» PROBLEM DESCRIPTION: Write out the listing, please, but only from its first line through the line containing "Chart.register(...registerables);", exactly as given and without pictures.

Entries with chart source code:
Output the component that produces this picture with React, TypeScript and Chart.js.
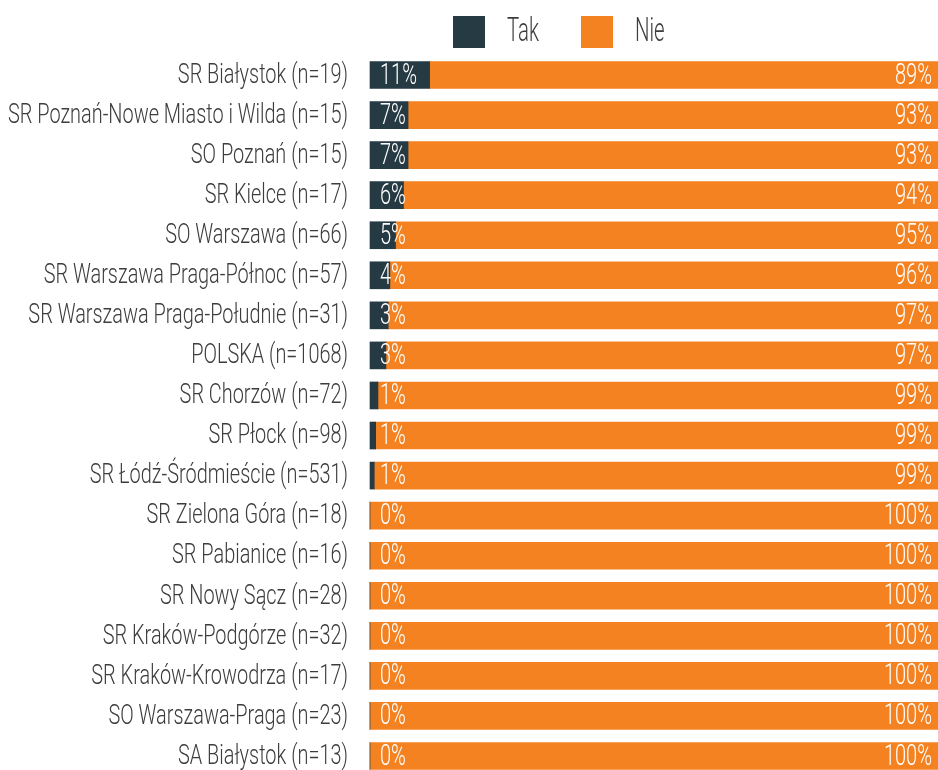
import React, { useEffect, useRef } from "react";
import { Chart, registerables } from "chart.js";

Chart.register(...registerables);

const categories = [
  "SR Białystok (n=19)",
  "SR Poznań-Nowe Miasto i Wilda (n=15)",
  "SO Poznań (n=15)",
  "SR Kielce (n=17)",
  "SO Warszawa (n=66)",
  "SR Warszawa Praga-Północ (n=57)",
  "SR Warszawa Praga-Południe (n=31)",
  "POLSKA (n=1068)",
  "SR Chorzów (n=72)",
  "SR Płock (n=98)",
  "SR Łódź-Śródmieście (n=531)",
  "SR Zielona Góra (n=18)",
  "SR Pabianice (n=16)",
  "SR Nowy Sącz (n=28)",
  "SR Kraków-Podgórze (n=32)",
  "SR Kraków-Krowodrza (n=17)",
  "SO Warszawa-Praga (n=23)",
  "SA Białystok (n=13)",
];

const takValues = [10.5, 6.7, 6.7, 5.9, 4.5, 3.5, 3.2, 2.8, 1.4, 1.0, 0.75, 0, 0, 0, 0, 0, 0, 0];
const nieValues = [89.5, 93.3, 93.3, 94.1, 95.5, 96.5, 96.8, 97.2, 98.6, 99.0, 99.25, 100, 100, 100, 100, 100, 100, 100];

const takLabels = ["11%", "7%", "7%", "6%", "5%", "4%", "3%", "3%", "1%", "1%", "1%", "0%", "0%", "0%", "0%", "0%", "0%", "0%"];
const nieLabels = ["89%", "93%", "93%", "94%", "95%", "96%", "97%", "97%", "99%", "99%", "99%", "100%", "100%", "100%", "100%", "100%", "100%", "100%"];

const seriesNames = ["Tak", "Nie"];
const seriesColors = ["#263a44", "#f58220"];

const FAMILY = "Roboto, 'Liberation Sans', sans-serif";
const WEIGHT = 300;
const TICK_SIZE = 27;
const LEGEND_SIZE = 34;
const BAR_LABEL_SIZE = 30;

function measure(text: string, size: number) {
  const c = document.createElement("canvas").getContext("2d")!;
  c.font = `${WEIGHT} ${size}px ${FAMILY}`;
  return c.measureText(text).width;
}

// run fn while every fillText on ctx is squeezed horizontally around its anchor
function squeezed(ctx: CanvasRenderingContext2D, s: number, fn: () => void, dx = 0, dy = 0) {
  const orig = ctx.fillText;
  (ctx as any).fillText = function (t: string, x: number, y: number) {
    ctx.save();
    ctx.translate(x + dx, y + dy);
    ctx.scale(s, 1);
    orig.call(ctx, t, 0, 0);
    ctx.restore();
  };
  try {
    fn();
  } finally {
    (ctx as any).fillText = orig;
  }
}

export default function App() {
  const ref = useRef<HTMLCanvasElement | null>(null);
  useEffect(() => {
    document.body.style.margin = "0";
    if (!ref.current) return;

    const tickScale = 340 / measure(categories[1], TICK_SIZE);
    const barScale = 37 / measure("11%", BAR_LABEL_SIZE);
    const legendScale = 32 / measure("Tak", LEGEND_SIZE);
    const takW = measure("Tak", LEGEND_SIZE);
    const legendPad = Math.max(4, 581 - 453 - 32 - LEGEND_SIZE / 2 - takW);

    const legendFix = {
      id: "legendFix",
      beforeLayout(chart: any) {
        const lg = chart.legend;
        if (lg && !lg._patched) {
          const origFit = lg.fit.bind(lg);
          lg.fit = function () {
            origFit();
            this.height = 75;
          };
          const origDraw = lg.draw.bind(lg);
          lg.draw = function () {
            squeezed(this.ctx, legendScale, () => origDraw(), 5, 0);
          };
          lg._patched = true;
        }
      },
      afterLayout(chart: any) {
        const lg = chart.legend;
        if (!lg) return;
        const pad = lg.options.labels.padding;
        lg.left = 453 - pad;
        lg.right = lg.left + 938;
        lg.top = 15 - pad;
        lg.bottom = lg.top + 75;
      },
    };

    const squeezeTicks = {
      id: "squeezeTicks",
      beforeDraw(chart: any) {
        const s = chart.scales.y;
        if (!s._sq) {
          const orig = s.drawLabels.bind(s);
          s.drawLabels = function (area: any) {
            squeezed(this.ctx, tickScale, () => orig(area), 0, 1);
          };
          s._sq = true;
        }
      },
    };

    const barLabels = {
      id: "barLabels",
      afterDatasetsDraw(chart: any) {
        const ctx = chart.ctx;
        const area = chart.chartArea;
        const m0 = chart.getDatasetMeta(0);
        ctx.save();
        ctx.fillStyle = "#ffffff";
        ctx.font = `${WEIGHT} ${BAR_LABEL_SIZE}px ${FAMILY}`;
        ctx.textBaseline = "middle";
        squeezed(ctx, barScale, () => {
          m0.data.forEach((el: any, i: number) => {
            const y = el.y + 1;
            ctx.textAlign = "left";
            ctx.fillText(takLabels[i], area.left + 10, y);
            ctx.textAlign = "right";
            ctx.fillText(nieLabels[i], area.right - 6, y);
          });
        });
        ctx.restore();
      },
    };

    const chart = new Chart(ref.current, {
      type: "bar",
      data: {
        labels: categories,
        datasets: [
          { label: seriesNames[0], data: takValues, backgroundColor: seriesColors[0], barThickness: 27, clip: false as any },
          { label: seriesNames[1], data: nieValues, backgroundColor: seriesColors[1], barThickness: 27, clip: false as any },
        ],
      },
      options: {
        indexAxis: "y",
        animation: false,
        responsive: false,
        layout: { padding: { top: 0, bottom: 14, left: 0, right: 0 } },
        scales: {
          x: { stacked: true, min: 0, max: 100, display: false },
          y: {
            stacked: true,
            offset: false,
            grid: { display: false, drawTicks: false },
            border: { display: false },
            ticks: {
              padding: 22,
              color: "#3d3d3d",
              font: { family: FAMILY, size: TICK_SIZE, weight: WEIGHT as any },
              autoSkip: false,
            },
            afterFit: (scale: any) => {
              scale.width = 370;
              scale.paddingTop = 0;
              scale.paddingBottom = 0;
            },
          },
        },
        plugins: {
          legend: {
            position: "top",
            align: "start",
            labels: {
              boxWidth: 32,
              boxHeight: 32,
              padding: legendPad,
              color: "#3d3d3d",
              font: { family: FAMILY, size: LEGEND_SIZE, weight: WEIGHT as any },
            },
          },
          tooltip: { enabled: false },
        },
      },
      plugins: [legendFix, squeezeTicks, barLabels],
    });
    return () => chart.destroy();
  }, []);
  return (
    <div style={{ width: 938, height: 770 }}>
      <canvas ref={ref} width={938} height={770} style={{ display: "block" }} />
    </div>
  );
}
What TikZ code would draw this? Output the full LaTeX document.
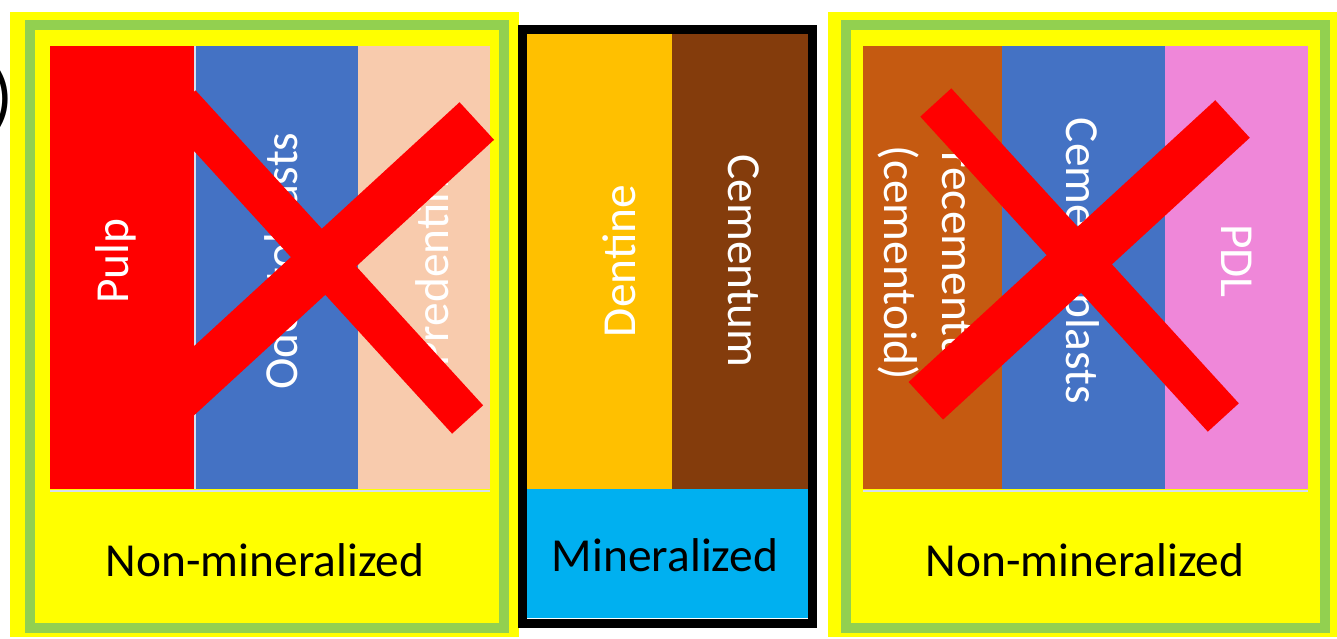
\documentclass[tikz,border=0pt]{standalone}
\usepackage{fontspec}
\setmainfont{Carlito}
\definecolor{lgreen}{HTML}{92D050}
\definecolor{panelyellow}{HTML}{FFFF00}
\definecolor{odblue}{HTML}{4472C4}
\definecolor{peach}{HTML}{F8CBAD}
\definecolor{dentin}{HTML}{FFC000}
\definecolor{cemen}{HTML}{843C0C}
\definecolor{precem}{HTML}{C55A11}
\definecolor{pdlpink}{HTML}{EF87D9}
\definecolor{minblue}{HTML}{00B0F0}
\definecolor{sepline}{HTML}{D6DFF0}
\definecolor{crossred}{HTML}{FF0000}
\begin{document}
\begin{tikzpicture}[x=0.5pt,y=-0.5pt,
  lbl/.style={font=\fontsize{23.7}{29}\selectfont, text=white, inner sep=0pt},
  captext/.style={font=\fontsize{23.7}{29}\selectfont, text=black, inner sep=0pt},
  glow/.style={fill=panelyellow},
  frame/.style={draw=lgreen, line width=5pt},
  sep/.style={draw=sepline, line width=1.4pt},
  crossthin/.style={draw=crossred, line width=21pt},
  crossthick/.style={draw=crossred, line width=25.5pt}]
\useasboundingbox (0,0) rectangle (1337,638);
\clip (0,0) rectangle (1337,638);

% figure label remnant at the far left
\node[font=\fontsize{36}{40}\selectfont, anchor=base west, inner sep=0pt] (paren) at (-9,120) {)};

% ---- left panel: non-mineralized tissues of the pulp side ----
\fill[glow] (10,12) rectangle (519,637);
\draw[frame] (30,25) rectangle (504,628);
\fill[crossred] (50,46) rectangle (194,489);
\fill[odblue] (196,46) rectangle (358,489);
\fill[peach] (358,46) rectangle (490,489);
\draw[sep] (195,46) -- (195,489);
\draw[sep] (50,491) -- (490,491);

% ---- middle panel: mineralized tissues ----
\fill[dentin] (526,33) rectangle (672,489);
\fill[cemen] (672,33) rectangle (810,489);
\fill[minblue] (526,489) rectangle (808,618);
\draw[black, line width=4.5pt] (522,29) rectangle (812,623);

% ---- right panel: non-mineralized tissues of the root surface ----
\fill[glow] (828,12) rectangle (1337,637);
\draw[frame] (846,25) rectangle (1325,628);
\fill[precem] (863,46) rectangle (1002,489);
\fill[odblue] (1002,46) rectangle (1165,489);
\fill[pdlpink] (1165,46) rectangle (1308,489);
\draw[sep] (863,491) -- (1308,491);

% column labels
\node[lbl, rotate=90] (pulp) at (116,261) {Pulp};
\node[lbl, rotate=90] (odonto) at (281,261) {Odontoblasts};
\node[lbl, rotate=90] (predent) at (432,261) {Predentine};
\node[lbl, rotate=90] (dent) at (619,261) {Dentine};
\node[lbl, rotate=-90] (cem) at (744,261) {Cementum};
\node[lbl, rotate=-90, align=center] (precemlbl) at (925,263) {Precementum\\(cementoid)};
\node[lbl, rotate=-90] (cblast) at (1083,261) {Cementoblasts};
\node[lbl, rotate=-90] (pdl) at (1237,261) {PDL};

% crosses over the non-mineralized layers
\draw[crossthin] (180,104.5) -- (467.6,419.5);
\draw[crossthick] (170,402.8) -- (476.8,121);
\draw[crossthin] (935.8,102.5) -- (1223.3,417.5);
\draw[crossthick] (925.8,400.8) -- (1232.5,119);

% panel captions
\node[captext] (nm1) at (265,560) {Non-mineralized};
\node[captext] (min) at (665,555) {Mineralized};
\node[captext] (nm2) at (1085,560) {Non-mineralized};
\end{tikzpicture}
\end{document}
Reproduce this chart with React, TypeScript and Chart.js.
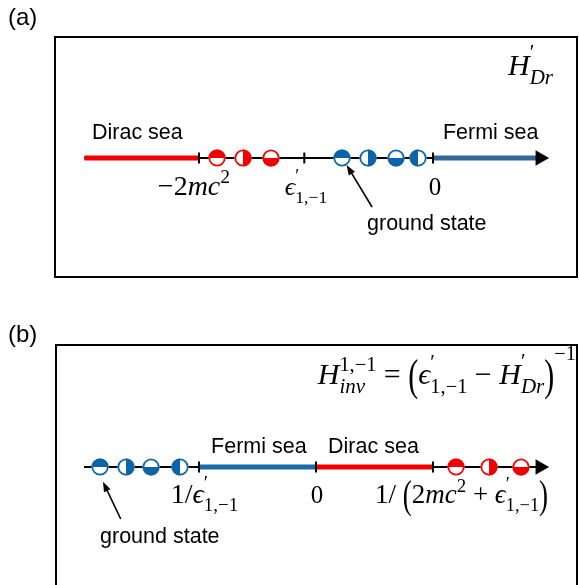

» COMPLETE ANSWER:
Output the component that produces this picture with React, TypeScript and Chart.js.
import React, { useEffect, useRef } from "react";
import { Chart, registerables } from "chart.js";

Chart.register(...registerables);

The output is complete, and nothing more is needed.